The petition made recommendations on many aspects of tank car design, from the material for their outer shells to protective shields and covers for “top fittings” through which liquid cargo is loaded and unloaded.
August 2011 - The AAR went a step further and issued a circular (CPC 1232) that required the adoption of these standards for all cars ordered after October 2011 that would carry crude oil and ethanol.
However, AAR’s recommendations did not apply to the existing fleet of tank cars that were carrying the same hazardous cargo. The industry balked because of the high cost of retrofits and the weight the new design could add to the cars.
July 2013 - An unattended freight train carrying oil from the Bakken shale in North Dakota derailed and exploded in Lac Megantic, Quebec, killing 47 people and decimating much of the small town.
September 2013 - The U.S. Pipeline and Hazardous Materials Safety Administration (PHMSA) issued a rulemaking document to revise its hazardous materials regulations as they apply to shipping crude by rail. The document, called an Advance Notice of Proposed Rulemaking, was the regulator’s first step to revise its existing rules on DOT-111 cars. Besides outlining eight industry petitions and four NTSB recommendations, it solicited comments from interested parties.
The comment period on the PHMSA’s rule making document ended on Dec. 5.

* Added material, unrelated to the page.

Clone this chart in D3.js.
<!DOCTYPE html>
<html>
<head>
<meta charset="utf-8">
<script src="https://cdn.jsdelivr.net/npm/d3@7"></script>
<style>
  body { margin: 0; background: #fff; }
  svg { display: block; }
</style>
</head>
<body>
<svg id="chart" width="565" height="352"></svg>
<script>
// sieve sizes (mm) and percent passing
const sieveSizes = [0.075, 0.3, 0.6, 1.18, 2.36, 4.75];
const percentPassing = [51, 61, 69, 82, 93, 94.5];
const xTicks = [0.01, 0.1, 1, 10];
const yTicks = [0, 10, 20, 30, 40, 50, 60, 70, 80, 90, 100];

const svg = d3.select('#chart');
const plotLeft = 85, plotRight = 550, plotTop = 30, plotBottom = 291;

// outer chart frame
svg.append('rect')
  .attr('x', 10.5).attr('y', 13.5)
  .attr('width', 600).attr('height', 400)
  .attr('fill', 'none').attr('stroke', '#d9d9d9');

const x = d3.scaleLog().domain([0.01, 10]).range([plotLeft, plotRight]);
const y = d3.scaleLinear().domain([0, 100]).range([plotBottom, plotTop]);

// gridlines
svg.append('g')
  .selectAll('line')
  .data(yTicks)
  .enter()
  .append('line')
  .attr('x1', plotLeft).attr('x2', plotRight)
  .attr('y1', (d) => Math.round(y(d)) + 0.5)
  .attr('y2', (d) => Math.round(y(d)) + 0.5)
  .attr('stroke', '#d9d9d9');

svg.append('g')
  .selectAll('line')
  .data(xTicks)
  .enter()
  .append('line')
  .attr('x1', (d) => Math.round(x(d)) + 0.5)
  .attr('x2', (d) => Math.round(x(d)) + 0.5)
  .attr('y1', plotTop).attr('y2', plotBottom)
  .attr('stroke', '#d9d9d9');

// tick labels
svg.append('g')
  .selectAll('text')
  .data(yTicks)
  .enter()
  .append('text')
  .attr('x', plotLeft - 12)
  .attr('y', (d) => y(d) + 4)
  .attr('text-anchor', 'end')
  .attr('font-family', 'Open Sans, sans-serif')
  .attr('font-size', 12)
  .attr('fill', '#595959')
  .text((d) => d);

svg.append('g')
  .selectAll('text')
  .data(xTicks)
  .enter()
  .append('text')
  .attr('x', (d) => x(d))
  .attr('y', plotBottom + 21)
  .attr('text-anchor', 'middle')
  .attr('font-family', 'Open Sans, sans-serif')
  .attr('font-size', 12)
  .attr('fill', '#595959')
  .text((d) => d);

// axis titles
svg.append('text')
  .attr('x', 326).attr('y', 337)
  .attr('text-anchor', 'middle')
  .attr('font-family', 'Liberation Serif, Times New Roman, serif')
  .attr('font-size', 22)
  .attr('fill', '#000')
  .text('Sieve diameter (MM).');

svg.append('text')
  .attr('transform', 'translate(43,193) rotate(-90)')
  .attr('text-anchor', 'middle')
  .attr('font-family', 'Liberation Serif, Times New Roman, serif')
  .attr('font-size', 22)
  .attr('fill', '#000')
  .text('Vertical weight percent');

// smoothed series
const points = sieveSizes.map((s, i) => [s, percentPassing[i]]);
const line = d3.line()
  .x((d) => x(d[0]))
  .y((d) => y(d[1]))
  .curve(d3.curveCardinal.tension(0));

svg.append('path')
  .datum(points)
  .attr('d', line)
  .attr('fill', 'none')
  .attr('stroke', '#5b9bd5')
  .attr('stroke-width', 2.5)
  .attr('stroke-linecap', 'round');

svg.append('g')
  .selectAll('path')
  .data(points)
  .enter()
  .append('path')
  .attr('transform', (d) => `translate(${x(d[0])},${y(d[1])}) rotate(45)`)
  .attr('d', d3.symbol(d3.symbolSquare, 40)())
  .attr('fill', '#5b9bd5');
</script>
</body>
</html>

In response, the railroads called for even more stringent standards than those in effect since 2011. Less likely to shoulder the costs, they stressed the need to retrofit or phase out all cars that do not meet those standards.

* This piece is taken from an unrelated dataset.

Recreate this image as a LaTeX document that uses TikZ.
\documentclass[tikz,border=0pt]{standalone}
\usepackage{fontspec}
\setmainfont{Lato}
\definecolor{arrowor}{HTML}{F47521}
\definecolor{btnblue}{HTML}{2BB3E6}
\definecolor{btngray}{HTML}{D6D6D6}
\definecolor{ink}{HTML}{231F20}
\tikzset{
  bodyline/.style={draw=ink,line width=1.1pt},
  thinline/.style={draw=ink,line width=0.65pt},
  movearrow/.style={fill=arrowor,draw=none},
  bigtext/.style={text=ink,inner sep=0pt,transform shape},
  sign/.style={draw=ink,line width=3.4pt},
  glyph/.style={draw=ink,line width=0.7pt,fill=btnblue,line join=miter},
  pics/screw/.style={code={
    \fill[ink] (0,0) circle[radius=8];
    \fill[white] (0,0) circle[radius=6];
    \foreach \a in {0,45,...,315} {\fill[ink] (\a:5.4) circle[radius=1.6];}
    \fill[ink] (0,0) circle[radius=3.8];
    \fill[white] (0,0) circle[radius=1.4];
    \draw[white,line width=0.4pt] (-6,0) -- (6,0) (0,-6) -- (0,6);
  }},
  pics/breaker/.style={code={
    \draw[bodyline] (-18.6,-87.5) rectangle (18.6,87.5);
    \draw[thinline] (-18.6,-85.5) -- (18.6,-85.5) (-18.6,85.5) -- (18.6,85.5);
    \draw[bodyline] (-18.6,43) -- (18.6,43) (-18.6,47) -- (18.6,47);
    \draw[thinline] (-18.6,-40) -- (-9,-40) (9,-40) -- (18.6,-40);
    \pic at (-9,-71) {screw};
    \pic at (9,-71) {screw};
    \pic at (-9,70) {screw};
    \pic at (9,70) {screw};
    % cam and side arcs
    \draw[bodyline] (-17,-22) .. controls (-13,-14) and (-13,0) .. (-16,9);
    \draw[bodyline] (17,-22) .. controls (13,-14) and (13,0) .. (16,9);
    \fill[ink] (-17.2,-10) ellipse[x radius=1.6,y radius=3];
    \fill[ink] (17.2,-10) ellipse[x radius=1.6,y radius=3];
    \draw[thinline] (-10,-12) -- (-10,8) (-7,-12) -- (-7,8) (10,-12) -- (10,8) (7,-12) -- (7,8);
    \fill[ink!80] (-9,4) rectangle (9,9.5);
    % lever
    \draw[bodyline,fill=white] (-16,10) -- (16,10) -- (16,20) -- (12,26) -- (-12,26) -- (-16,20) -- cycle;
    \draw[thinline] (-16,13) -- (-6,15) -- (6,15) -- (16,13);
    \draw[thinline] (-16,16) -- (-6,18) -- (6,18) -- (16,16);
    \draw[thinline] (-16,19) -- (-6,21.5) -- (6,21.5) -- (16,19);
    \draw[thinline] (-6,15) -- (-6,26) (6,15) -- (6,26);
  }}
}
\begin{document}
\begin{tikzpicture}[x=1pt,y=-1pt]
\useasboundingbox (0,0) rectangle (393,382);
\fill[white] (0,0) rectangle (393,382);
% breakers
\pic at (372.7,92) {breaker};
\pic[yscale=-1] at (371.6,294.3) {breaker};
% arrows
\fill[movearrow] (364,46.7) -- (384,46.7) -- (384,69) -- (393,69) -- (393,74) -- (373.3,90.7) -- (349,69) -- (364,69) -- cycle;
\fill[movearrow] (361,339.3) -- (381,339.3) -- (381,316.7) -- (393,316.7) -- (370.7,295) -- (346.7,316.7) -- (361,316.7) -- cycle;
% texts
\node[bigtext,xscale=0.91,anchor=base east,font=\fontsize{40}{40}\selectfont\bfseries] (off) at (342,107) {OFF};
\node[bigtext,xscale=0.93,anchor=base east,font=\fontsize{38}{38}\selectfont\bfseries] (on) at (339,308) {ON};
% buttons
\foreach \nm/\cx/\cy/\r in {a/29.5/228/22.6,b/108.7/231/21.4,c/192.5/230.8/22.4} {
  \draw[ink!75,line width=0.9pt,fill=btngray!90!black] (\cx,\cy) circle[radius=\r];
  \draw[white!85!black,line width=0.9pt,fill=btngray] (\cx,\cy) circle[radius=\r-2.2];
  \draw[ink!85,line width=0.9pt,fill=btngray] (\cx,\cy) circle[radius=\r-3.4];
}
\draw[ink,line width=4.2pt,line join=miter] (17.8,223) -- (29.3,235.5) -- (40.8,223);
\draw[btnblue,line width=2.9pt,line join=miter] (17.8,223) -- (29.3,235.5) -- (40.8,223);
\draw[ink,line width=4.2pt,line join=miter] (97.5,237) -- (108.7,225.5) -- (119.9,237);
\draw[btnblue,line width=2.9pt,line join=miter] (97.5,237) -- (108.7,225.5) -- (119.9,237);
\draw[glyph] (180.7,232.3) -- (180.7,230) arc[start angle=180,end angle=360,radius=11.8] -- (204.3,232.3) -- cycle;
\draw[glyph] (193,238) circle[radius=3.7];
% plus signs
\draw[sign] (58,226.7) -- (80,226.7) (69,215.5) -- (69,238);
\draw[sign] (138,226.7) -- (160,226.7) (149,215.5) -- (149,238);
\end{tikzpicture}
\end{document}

The Railway Supply Institute (RSI) initially agreed to some of the retrofits AAR suggested but said owners should be able to modify, repurpose or retire cars over a 10-year period. The institute estimates only a third of the nearly 39,000 DOT-111 tank cars that carry crude oil meet the Association of Railroad’s 2011 standards.
On behalf of oil producers and shippers, the American Petroleum Institute (API) requested more studies into retrofit options before final rules are in place.
January 2014 - Secretary of Transportation Anthony Foxx held a meeting with the railroads and shippers which resulted in commitments to consider and address issues related to tank car safety, train speeds and rail inspections, among others, within 30 days.
Following that discussion, RSI proposed stricter safety requirements on new tank cars in a letter submitted to the Secretary of Transportation on Wednesday, essentially agreeing with the railroad’s stringent requirements from November last year.